Spiral triskelion (formed from mathematical Archimedean spirals), occasionally used as a Christian Trinitarian symbol

Associations Magiques

Dans d’autres régions des Îles Britanniques, on avait moins peur du sureau et on en a également conservé les associations magiques. Si vous baignez vos yeux dans le jus vert de son bois, vous pourriez voir les fées et les sorcières. Si vous restez sous un sureau à Samhain en Écosse, vous pouvez voir ses hôtes féeriques qui le chevauchent. Les baies de sureau cueillies la veille du Solstice d’Été confèrent des pouvoirs magiques. Dans l’Île de Man, les sureaux sont les principales résidences des elfes.

Toujours dans l’Île de Man, un sureau devant la porte de la maison éloignait les sorcières, selon un conte populaire manxois appelé : « La Vieille Nance et le Buggane ». Dans d’autres lieux également, il était considéré comme un arbre bienveillant et protecteur. Un manuscrit du 17e siècle donne une recette pour fabriquer une amulette de protection en cueillant des rameaux de sureau en Octobre, juste avant la pleine lune. Le bois entre les nœuds doit être coupé en neuf morceaux, qui sont enfilés comme des perles sur un fil de lin et porté autour du cou de façon à ce qu’ils soient au niveau du cœur. Il faut le porter jusqu’à ce que le fil casse ; l’amulette doit alors être enterrée dans un endroit où elle ne pourra pas être trouvée.

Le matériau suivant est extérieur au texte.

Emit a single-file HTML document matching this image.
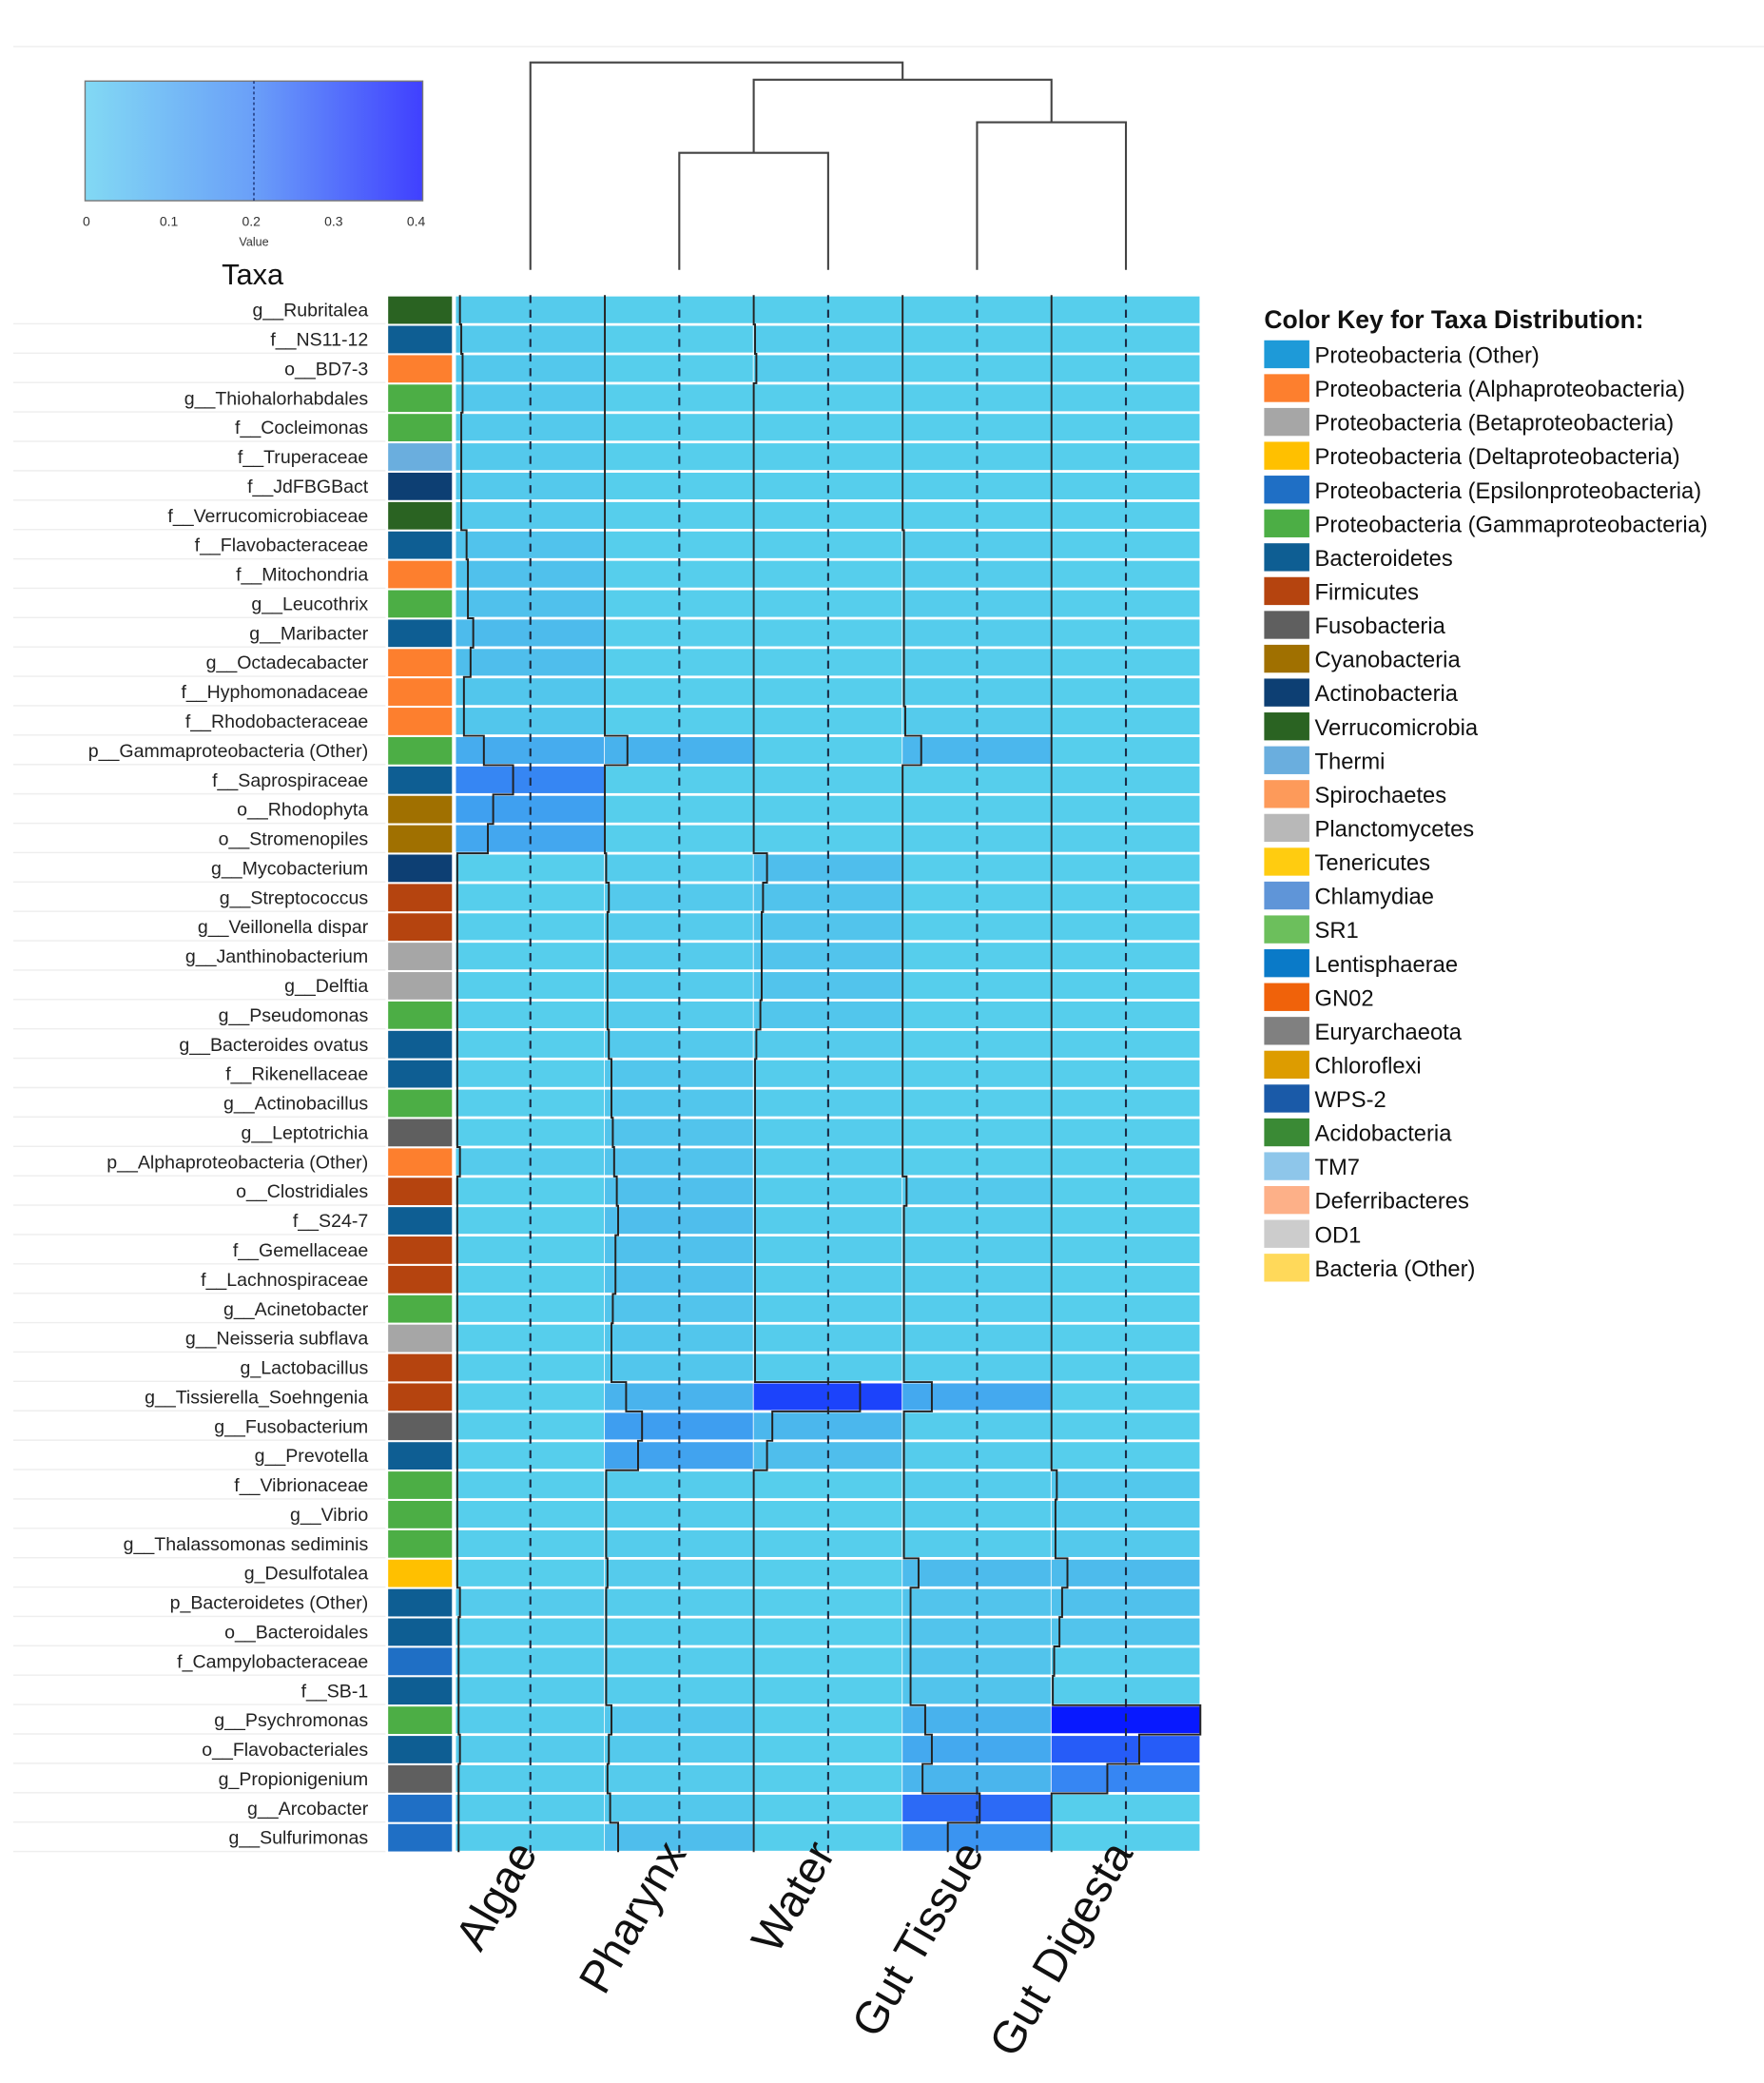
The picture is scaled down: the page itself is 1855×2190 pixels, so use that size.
<!DOCTYPE html>
<html><head><meta charset="utf-8"><style>
html,body{margin:0;padding:0;background:#fff;}
svg{display:block;}
text{font-family:"Liberation Sans",sans-serif;}
</style></head><body>
<svg id="s" width="1855" height="2190" viewBox="0 0 1327 1567" preserveAspectRatio="none" xmlns="http://www.w3.org/2000/svg">
<defs><linearGradient id="g" x1="0" x2="1" y1="0" y2="0">
<stop offset="0" stop-color="#82d9f4"/><stop offset="0.5" stop-color="#6a9ff8"/><stop offset="1" stop-color="#4040ff"/></linearGradient></defs>
<line x1="10" y1="35" x2="1330" y2="35" stroke="#eee" stroke-width="1"/>
<rect x="64" y="61" width="254" height="90" fill="url(#g)" stroke="#777" stroke-width="1"/>
<line x1="191" y1="61" x2="191" y2="151" stroke="#1a3070" stroke-dasharray="2,2" stroke-width="1"/>
<g font-size="10" fill="#333" text-anchor="middle">
<text x="65" y="170">0</text><text x="127" y="170">0.1</text><text x="189" y="170">0.2</text><text x="251" y="170">0.3</text><text x="313" y="170">0.4</text>
<text x="191" y="185" font-size="9">Value</text></g>
<text x="190" y="214" font-size="22" text-anchor="middle" fill="#111">Taxa</text>
<g stroke="#444" stroke-width="1.5" fill="none">
<path d="M511 203V115H623V203"/><path d="M735 203V92H847V203"/>
<path d="M567 115V60H791V92"/><path d="M399 203V47H679V60"/>
</g>
<g id="rows"></g>
<g id="leg"></g>
<text x="951" y="247" font-size="19" font-weight="bold" fill="#111">Color Key for Taxa Distribution:</text>
<g font-size="34" fill="#111" text-anchor="end">
<text transform="translate(405,1394) rotate(-60)">Algae</text>
<text transform="translate(517,1394) rotate(-60)">Pharynx</text>
<text transform="translate(629,1394) rotate(-60)">Water</text>
<text transform="translate(741,1394) rotate(-60)">Gut Tissue</text>
<text transform="translate(853,1394) rotate(-60)">Gut Digesta</text>
</g>
</svg>
<script>
(function(){
const V="#2a6322",BL="#0e5e93",OR="#fd7f2e",GR="#4cae45",TH="#6aaede",AC="#0d3f73",FI="#b5440f",CY="#a07000",GY="#a6a6a6",FU="#5f5f5f",EP="#1f6fc5",DE="#ffc000";
const rows=[
["g__Rubritalea",V,[2,0,0,0,0]],["f__NS11-12",BL,[3,0,1,0,0]],["o__BD7-3",OR,[4,0,2,0,0]],
["g__Thiohalorhabdales",GR,[4,0,0,0,0]],["f__Cocleimonas",GR,[3,0,0,0,0]],["f__Truperaceae",TH,[3,0,0,0,0]],
["f__JdFBGBact",AC,[3,0,0,0,0]],["f__Verrucomicrobiaceae",V,[3,0,0,0,0]],["f__Flavobacteraceae",BL,[7,0,0,1,0]],
["f__Mitochondria",OR,[8,0,0,1,0]],["g__Leucothrix",GR,[8,0,0,1,0]],["g__Maribacter",BL,[12,0,0,1,0]],
["g__Octadecabacter",OR,[10,0,0,1,0]],["f__Hyphomonadaceae",OR,[5,0,0,1,0]],["f__Rhodobacteraceae",OR,[5,0,0,2,0]],
["p__Gammaproteobacteria (Other)",GR,[20,17,0,14,0]],["f__Saprospiraceae",BL,[42,0,0,0,0]],["o__Rhodophyta",CY,[27,0,0,0,0]],
["o__Stromenopiles",CY,[23,0,0,0,0]],["g__Mycobacterium",AC,[0,1,10,0,0]],["g__Streptococcus",FI,[0,3,7,0,0]],
["g__Veillonella dispar",FI,[0,2,6,0,0]],["g__Janthinobacterium",GY,[0,2,6,0,0]],["g__Delftia",GY,[0,2,6,0,0]],
["g__Pseudomonas",GR,[0,2,5,0,0]],["g__Bacteroides ovatus",BL,[0,3,2,0,0]],["f__Rikenellaceae",BL,[0,5,1,0,0]],
["g__Actinobacillus",GR,[0,5,1,0,0]],["g__Leptotrichia",FU,[0,6,1,0,0]],["p__Alphaproteobacteria (Other)",OR,[2,7,1,0,0]],
["o__Clostridiales",FI,[0,9,1,3,0]],["f__S24-7",BL,[0,10,1,1,0]],["f__Gemellaceae",FI,[0,8,1,1,0]],
["f__Lachnospiraceae",FI,[0,8,1,1,0]],["g__Acinetobacter",GR,[0,6,1,1,0]],["g__Neisseria subflava",GY,[0,5,1,1,0]],
["g_Lactobacillus",FI,[0,5,1,1,0]],["g__Tissierella_Soehngenia",FI,[0,16,80,22,0]],["g__Fusobacterium",FU,[0,28,14,1,0]],
["g__Prevotella",BL,[0,25,10,1,0]],["f__Vibrionaceae",GR,[0,1,0,1,4]],["g__Vibrio",GR,[0,1,0,1,3]],
["g__Thalassomonas sediminis",GR,[0,1,0,1,3]],["g_Desulfotalea",DE,[0,2,0,12,12]],["p_Bacteroidetes (Other)",BL,[2,1,0,6,8]],
["o__Bacteroidales",BL,[1,1,0,6,6]],["f_Campylobacteraceae",EP,[1,1,0,6,2]],["f__SB-1",BL,[1,1,0,6,1]],
["g__Psychromonas",GR,[1,5,0,17,112]],["o__Flavobacteriales",BL,[2,3,0,22,66]],["g_Propionigenium",FU,[1,2,0,15,42]],
["g__Arcobacter",EP,[1,4,0,58,0]],["g__Sulfurimonas",EP,[1,10,0,34,0]]];
const stops=[[0,[86,206,236]],[0.04,[78,188,236]],[0.1,[62,158,240]],[0.2,[45,110,245]],[0.3,[25,60,252]],[0.4,[8,25,255]]];
function col(v){if(v>=0.4)return "rgb(8,25,255)";for(let i=0;i<stops.length-1;i++){const a=stops[i][0],ca=stops[i][1],b=stops[i+1][0],cb=stops[i+1][1];if(v<=b){const t=(v-a)/(b-a);return "rgb("+ca.map((c,j)=>Math.round(c+(cb[j]-c)*t)).join(",")+")";}}return "rgb(8,25,255)";}
let h="";
const y0=222,p=22.1,x0=343,cw=112;
rows.forEach((r,i)=>{const y=y0+i*p;
h+=`<line x1="10" y1="${y+p-0.5}" x2="290" y2="${y+p-0.5}" stroke="#eee" stroke-width="1"/>`;
h+=`<text x="277" y="${y+16}" font-size="14" text-anchor="end" fill="#222">${r[0]}</text>`;
h+=`<rect x="292" y="${y+1}" width="48" height="${p-1.5}" fill="${r[1]}"/>`;
r[2].forEach((o,c)=>{h+=`<rect x="${x0+c*cw}" y="${y+1}" width="${cw-0.6}" height="${p-2}" fill="${col(o/280)}"/>`;});
});
for(let c=0;c<5;c++){const cx=x0+c*cw+56;h+=`<line x1="${cx}" y1="${y0}" x2="${cx}" y2="${y0+53*p+5}" stroke="#1b2b44" stroke-width="1.5" stroke-dasharray="6,5"/>`;
let d="";rows.forEach((r,i)=>{const x=x0+c*cw+r[2][c]+(c==0?1:0),y=y0+i*p;d+=(i==0?("M"+x+" "+y):("H"+x))+"V"+(y+p);});
h+=`<path d="${d}" fill="none" stroke="#222" stroke-width="1.4"/>`;}
document.getElementById("rows").innerHTML=h;
const leg=[["Proteobacteria (Other)","#1e9ad8"],["Proteobacteria (Alphaproteobacteria)","#fd7f2e"],["Proteobacteria (Betaproteobacteria)","#a6a6a6"],["Proteobacteria (Deltaproteobacteria)","#ffc000"],["Proteobacteria (Epsilonproteobacteria)","#1f6fc5"],["Proteobacteria (Gammaproteobacteria)","#4cae45"],["Bacteroidetes","#0e5e93"],["Firmicutes","#b5440f"],["Fusobacteria","#5f5f5f"],["Cyanobacteria","#a07000"],["Actinobacteria","#0d3f73"],["Verrucomicrobia","#2a6322"],["Thermi","#6aaede"],["Spirochaetes","#fd9a5a"],["Planctomycetes","#b8b8b8"],["Tenericutes","#ffcc10"],["Chlamydiae","#5f95d8"],["SR1","#6cbf5c"],["Lentisphaerae","#0a7ac8"],["GN02","#f0620a"],["Euryarchaeota","#808080"],["Chloroflexi","#dd9c00"],["WPS-2","#1a5aa8"],["Acidobacteria","#3a8a35"],["TM7","#8ec6ea"],["Deferribacteres","#fdb088"],["OD1","#cccccc"],["Bacteria (Other)","#ffd95a"]];
let g="";leg.forEach((l,i)=>{const y=256+i*25.45;g+=`<rect x="951" y="${y}" width="34" height="21" fill="${l[1]}"/><text x="989" y="${y+17}" font-size="17" fill="#111">${l[0]}</text>`;});
document.getElementById("leg").innerHTML=g;
})();
</script>
</body></html>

Dans certaines parties de l’Écosse, il n’est devancé que par le sorbier dans sa capacité à conjurer les mauvais sorts et la sorcellerie. On faisait des croix avec des branchettes de sureau qu’on accrochait au-dessus des étables et des granges pour protéger le bétail. Les conducteurs de corbillards portaient des manches de fouet en bois de sureau pour se protéger des influences néfastes.

Propriétés Médicinales

Le sureau a été prescrit depuis la nuit des temps pour guérir les maladies depuis la cécité à l’épilepsie. Les feuilles cueillies la Veille de Mai ont le pouvoir de guérir les blessures, et on peut enlever les verrues en les frottant sur un bâton vert de sureau que l’on brûlait[1] ensuite : au fur et à mesure qu’il pourrissait, la verrue disparaissait. Au Danemark, un remède pour soigner un mal de dent consistait à placer une brindille de sureau dans la bouche puis à la coller dans un mur en disant : « Va-t’en, esprit malin ! ». L’herboriste John Evelyn déclarait :

Si toutes les propriétés médicinales des feuilles, de l’écorce, des baies, etc. étaient parfaitement connues, il n’y a pas grand mal auquel notre compatriote pourrait ne pas trouver de remède dans une haie de sureau, que ce soit pour une maladie ou une blessure.

En Irlande, il était un des arbres magiques portés en procession à Beltaine. Si vous célébrez ce joyeux mois, que Mère-Sureau prenne une fois de plus sa place dans le bouquet d’été comme cet ancien chant de Beltaine le déclare :

Houx et Noisetier
Sureau et Sorbier
et Frêne lumineux
Au bord du gué

[1]Je suppose qu’il y a une erreur dans le texte et que le mot aurait du être burrying : l’enterrer au lieu de le bruler.